Number 62 did. There’s bias in my surroundings, but the “I remember exactly where I was when McGwire hit number 62” is a top-five “I remember exactly where I was” moment for a lot of people around my age, and it’s probably the only good thing on the entire list. The evening was perfect. At old Busch. Against the Cubs with Sammy Sosa present. And the thing with McGwire was he didn’t just hit home runs, he hit no-doubters. If you sat within 500 feet you were credibly within range to catch a Big Mac dinger. But number 62 – and I love this – just happened to be the shortest home run by distance that he hit the entire season. (The Cardinals won that game, but again, who cares.)
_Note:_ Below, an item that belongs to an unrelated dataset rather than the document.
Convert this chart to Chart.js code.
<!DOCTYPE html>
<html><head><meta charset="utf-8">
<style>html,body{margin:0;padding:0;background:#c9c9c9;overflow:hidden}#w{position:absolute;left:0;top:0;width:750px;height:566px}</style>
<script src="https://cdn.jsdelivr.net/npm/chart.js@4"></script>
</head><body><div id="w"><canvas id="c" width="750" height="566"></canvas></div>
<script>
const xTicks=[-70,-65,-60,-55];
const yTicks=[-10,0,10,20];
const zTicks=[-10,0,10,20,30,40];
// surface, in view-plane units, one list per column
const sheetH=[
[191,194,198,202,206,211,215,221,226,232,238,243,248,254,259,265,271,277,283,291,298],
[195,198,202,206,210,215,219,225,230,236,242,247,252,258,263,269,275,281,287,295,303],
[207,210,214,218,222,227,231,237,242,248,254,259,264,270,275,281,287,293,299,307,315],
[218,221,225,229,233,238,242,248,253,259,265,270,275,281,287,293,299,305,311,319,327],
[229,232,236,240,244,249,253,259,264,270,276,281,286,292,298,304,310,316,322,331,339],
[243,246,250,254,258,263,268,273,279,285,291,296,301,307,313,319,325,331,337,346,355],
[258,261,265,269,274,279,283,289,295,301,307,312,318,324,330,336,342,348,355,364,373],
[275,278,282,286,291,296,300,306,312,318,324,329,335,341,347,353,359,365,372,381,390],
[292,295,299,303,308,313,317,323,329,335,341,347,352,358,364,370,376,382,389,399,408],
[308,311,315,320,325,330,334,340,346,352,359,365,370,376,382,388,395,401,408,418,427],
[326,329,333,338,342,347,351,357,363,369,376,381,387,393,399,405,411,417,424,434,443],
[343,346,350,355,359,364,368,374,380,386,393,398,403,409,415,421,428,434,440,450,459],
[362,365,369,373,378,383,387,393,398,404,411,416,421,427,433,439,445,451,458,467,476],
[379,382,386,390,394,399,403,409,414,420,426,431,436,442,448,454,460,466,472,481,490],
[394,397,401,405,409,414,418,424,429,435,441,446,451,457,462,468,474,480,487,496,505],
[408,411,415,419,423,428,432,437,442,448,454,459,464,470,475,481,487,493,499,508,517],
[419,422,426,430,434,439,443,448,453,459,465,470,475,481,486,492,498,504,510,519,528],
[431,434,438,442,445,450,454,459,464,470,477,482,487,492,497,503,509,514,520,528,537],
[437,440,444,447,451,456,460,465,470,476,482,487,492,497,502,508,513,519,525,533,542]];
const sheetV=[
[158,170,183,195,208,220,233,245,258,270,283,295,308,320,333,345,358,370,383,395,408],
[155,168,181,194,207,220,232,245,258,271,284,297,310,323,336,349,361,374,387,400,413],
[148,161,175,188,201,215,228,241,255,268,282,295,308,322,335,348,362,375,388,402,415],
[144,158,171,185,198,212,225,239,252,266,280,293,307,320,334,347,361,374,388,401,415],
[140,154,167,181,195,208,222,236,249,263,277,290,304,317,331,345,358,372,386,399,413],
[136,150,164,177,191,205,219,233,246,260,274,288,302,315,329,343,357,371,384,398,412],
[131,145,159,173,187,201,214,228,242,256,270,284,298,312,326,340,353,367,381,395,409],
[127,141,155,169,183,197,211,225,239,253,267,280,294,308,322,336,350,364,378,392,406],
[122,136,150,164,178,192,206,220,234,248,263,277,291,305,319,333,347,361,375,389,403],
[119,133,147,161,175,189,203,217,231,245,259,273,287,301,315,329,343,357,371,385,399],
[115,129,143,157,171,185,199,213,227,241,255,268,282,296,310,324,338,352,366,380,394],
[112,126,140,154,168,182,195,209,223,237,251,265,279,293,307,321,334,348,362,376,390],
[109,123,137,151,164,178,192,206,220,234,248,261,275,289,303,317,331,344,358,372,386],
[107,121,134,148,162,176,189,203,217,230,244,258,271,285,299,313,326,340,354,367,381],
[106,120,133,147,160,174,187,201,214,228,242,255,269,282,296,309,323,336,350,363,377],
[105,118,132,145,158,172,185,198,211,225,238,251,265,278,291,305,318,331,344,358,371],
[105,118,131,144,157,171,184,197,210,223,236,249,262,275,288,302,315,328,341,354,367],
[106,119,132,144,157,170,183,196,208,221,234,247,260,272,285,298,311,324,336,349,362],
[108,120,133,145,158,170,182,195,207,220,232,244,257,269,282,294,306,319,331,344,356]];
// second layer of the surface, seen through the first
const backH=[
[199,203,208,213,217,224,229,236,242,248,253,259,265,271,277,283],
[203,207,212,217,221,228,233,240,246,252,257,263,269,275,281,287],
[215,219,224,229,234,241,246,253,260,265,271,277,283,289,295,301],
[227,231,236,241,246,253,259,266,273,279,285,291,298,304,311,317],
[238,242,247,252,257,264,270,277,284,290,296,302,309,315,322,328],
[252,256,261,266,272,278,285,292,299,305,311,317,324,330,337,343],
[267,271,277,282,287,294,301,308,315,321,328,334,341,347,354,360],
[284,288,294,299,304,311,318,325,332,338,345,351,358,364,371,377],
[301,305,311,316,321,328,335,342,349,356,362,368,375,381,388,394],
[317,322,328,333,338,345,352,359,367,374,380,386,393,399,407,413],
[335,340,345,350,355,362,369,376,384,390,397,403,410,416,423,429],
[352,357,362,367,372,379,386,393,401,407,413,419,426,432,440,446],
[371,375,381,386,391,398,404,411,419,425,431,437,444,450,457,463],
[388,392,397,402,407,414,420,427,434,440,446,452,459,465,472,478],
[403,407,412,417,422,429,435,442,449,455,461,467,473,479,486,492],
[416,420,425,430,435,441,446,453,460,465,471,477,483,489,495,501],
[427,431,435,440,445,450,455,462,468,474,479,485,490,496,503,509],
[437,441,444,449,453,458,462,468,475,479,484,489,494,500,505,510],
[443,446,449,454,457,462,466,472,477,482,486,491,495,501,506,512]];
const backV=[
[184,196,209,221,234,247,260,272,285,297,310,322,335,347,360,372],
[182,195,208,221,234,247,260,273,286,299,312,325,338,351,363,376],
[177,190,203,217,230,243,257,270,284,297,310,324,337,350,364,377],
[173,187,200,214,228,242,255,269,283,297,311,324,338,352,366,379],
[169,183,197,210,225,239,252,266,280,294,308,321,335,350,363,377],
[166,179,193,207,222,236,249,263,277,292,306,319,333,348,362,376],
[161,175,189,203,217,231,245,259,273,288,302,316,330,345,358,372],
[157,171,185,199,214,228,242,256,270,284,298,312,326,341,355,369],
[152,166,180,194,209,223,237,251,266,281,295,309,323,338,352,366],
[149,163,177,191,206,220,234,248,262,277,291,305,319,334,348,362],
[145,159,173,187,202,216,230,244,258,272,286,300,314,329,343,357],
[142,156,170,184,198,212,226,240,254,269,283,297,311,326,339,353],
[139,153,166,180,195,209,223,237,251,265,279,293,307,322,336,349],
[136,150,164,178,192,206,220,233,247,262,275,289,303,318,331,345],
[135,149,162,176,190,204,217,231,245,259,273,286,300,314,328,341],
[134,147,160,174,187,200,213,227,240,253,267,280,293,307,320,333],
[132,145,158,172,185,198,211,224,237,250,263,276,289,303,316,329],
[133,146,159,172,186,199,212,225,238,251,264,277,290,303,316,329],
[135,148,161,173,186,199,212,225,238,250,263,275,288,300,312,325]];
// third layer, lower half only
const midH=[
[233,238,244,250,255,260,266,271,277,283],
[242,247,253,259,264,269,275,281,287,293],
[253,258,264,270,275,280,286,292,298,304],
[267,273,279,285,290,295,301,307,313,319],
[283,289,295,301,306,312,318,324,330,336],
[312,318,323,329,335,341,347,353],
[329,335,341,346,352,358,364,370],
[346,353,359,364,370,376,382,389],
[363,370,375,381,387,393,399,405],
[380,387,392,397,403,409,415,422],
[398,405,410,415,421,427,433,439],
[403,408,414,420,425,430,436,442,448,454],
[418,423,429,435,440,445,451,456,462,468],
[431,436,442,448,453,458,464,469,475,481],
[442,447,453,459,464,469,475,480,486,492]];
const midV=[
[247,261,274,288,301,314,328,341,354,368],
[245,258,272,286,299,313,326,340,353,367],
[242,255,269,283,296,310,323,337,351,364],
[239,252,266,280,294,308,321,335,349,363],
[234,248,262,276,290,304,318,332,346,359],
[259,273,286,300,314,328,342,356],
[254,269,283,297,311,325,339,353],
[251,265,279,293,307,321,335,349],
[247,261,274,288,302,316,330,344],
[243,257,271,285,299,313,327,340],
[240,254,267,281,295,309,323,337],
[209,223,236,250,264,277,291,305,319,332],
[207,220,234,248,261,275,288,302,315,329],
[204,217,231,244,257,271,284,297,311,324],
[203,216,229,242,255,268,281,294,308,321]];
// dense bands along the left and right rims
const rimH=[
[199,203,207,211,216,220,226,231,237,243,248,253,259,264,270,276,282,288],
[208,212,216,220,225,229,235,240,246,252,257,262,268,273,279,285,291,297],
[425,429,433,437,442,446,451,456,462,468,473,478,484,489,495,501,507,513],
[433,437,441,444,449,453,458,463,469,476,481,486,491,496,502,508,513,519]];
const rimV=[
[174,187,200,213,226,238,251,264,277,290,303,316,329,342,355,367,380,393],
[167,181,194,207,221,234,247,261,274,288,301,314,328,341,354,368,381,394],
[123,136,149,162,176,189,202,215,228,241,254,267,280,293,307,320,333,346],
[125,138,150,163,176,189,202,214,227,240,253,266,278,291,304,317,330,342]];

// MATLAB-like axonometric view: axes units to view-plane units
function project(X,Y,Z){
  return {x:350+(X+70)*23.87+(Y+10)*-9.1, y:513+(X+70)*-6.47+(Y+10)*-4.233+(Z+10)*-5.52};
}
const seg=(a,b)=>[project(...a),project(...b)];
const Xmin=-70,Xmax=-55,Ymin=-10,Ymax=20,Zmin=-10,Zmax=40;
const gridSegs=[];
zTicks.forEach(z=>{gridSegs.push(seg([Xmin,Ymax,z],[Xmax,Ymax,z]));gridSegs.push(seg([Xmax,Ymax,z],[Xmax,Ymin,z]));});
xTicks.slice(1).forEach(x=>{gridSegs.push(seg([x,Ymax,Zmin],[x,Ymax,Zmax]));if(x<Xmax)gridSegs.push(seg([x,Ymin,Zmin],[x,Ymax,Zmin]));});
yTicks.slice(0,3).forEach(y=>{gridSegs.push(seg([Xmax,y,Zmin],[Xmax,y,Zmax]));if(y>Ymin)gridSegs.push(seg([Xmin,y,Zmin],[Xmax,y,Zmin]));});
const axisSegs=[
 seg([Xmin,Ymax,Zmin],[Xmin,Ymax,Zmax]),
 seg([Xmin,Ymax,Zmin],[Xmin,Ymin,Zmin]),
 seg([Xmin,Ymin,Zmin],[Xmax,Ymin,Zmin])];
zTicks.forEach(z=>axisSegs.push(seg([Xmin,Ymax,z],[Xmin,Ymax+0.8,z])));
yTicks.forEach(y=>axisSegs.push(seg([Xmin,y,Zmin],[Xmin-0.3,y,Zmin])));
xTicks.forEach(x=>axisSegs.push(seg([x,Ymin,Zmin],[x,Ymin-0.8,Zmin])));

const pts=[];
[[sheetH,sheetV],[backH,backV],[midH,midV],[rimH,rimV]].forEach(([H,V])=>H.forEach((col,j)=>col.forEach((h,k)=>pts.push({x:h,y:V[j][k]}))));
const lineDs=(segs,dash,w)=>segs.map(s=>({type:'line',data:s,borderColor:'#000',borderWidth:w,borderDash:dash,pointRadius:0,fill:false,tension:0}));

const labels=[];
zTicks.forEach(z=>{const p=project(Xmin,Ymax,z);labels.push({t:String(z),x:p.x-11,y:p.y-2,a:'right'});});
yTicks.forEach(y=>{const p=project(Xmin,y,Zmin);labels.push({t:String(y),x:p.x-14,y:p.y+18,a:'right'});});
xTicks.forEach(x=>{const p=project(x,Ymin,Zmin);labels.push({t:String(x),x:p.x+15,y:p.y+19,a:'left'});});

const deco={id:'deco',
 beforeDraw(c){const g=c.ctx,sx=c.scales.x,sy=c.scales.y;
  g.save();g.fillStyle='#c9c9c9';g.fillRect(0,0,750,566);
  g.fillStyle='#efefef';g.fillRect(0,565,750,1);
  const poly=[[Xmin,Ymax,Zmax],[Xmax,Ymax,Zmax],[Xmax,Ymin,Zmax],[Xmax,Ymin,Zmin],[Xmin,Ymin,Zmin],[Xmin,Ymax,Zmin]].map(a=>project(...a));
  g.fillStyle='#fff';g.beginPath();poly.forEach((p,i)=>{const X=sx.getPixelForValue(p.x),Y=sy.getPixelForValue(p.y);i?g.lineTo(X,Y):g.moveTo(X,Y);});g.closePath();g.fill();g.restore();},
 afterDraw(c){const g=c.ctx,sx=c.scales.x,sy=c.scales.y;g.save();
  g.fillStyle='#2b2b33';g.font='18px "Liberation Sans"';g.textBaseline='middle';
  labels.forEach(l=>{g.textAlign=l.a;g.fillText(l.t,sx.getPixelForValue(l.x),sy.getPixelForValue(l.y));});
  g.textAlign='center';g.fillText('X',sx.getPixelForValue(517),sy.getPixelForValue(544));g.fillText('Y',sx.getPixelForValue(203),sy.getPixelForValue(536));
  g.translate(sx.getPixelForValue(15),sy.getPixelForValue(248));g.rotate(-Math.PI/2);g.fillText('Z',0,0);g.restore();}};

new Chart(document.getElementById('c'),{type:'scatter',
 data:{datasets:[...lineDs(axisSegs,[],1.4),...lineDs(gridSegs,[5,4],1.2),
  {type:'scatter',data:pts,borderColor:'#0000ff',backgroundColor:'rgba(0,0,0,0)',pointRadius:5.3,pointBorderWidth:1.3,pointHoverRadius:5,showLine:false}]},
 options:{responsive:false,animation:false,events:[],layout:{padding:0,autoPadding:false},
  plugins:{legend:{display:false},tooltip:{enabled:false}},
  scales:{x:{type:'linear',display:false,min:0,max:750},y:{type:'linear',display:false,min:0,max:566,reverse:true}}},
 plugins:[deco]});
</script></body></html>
I was watching in a college dorm room with about ten other guys. I was the only Cardinals fan, I was the only one who should have really cared. But this wasn’t the case – everyone cared, everyone celebrated. And as I understand it, that was pretty much the mood across the entire country. With the way media consumption has changed over the years, number 62 was one of the very last relics of what’s been called a fading monoculture. It’s right up there with the last Tonight Show with Johnny Carson, the final episode of Seinfeld which took place a few months prior (and was much less satisfying than number 62), or whatever.

Possibly the most important record in sports was set and it happened in our part of the country, with our with team, our rivalry. Everyone was watching, and everyone cared. It truly mattered.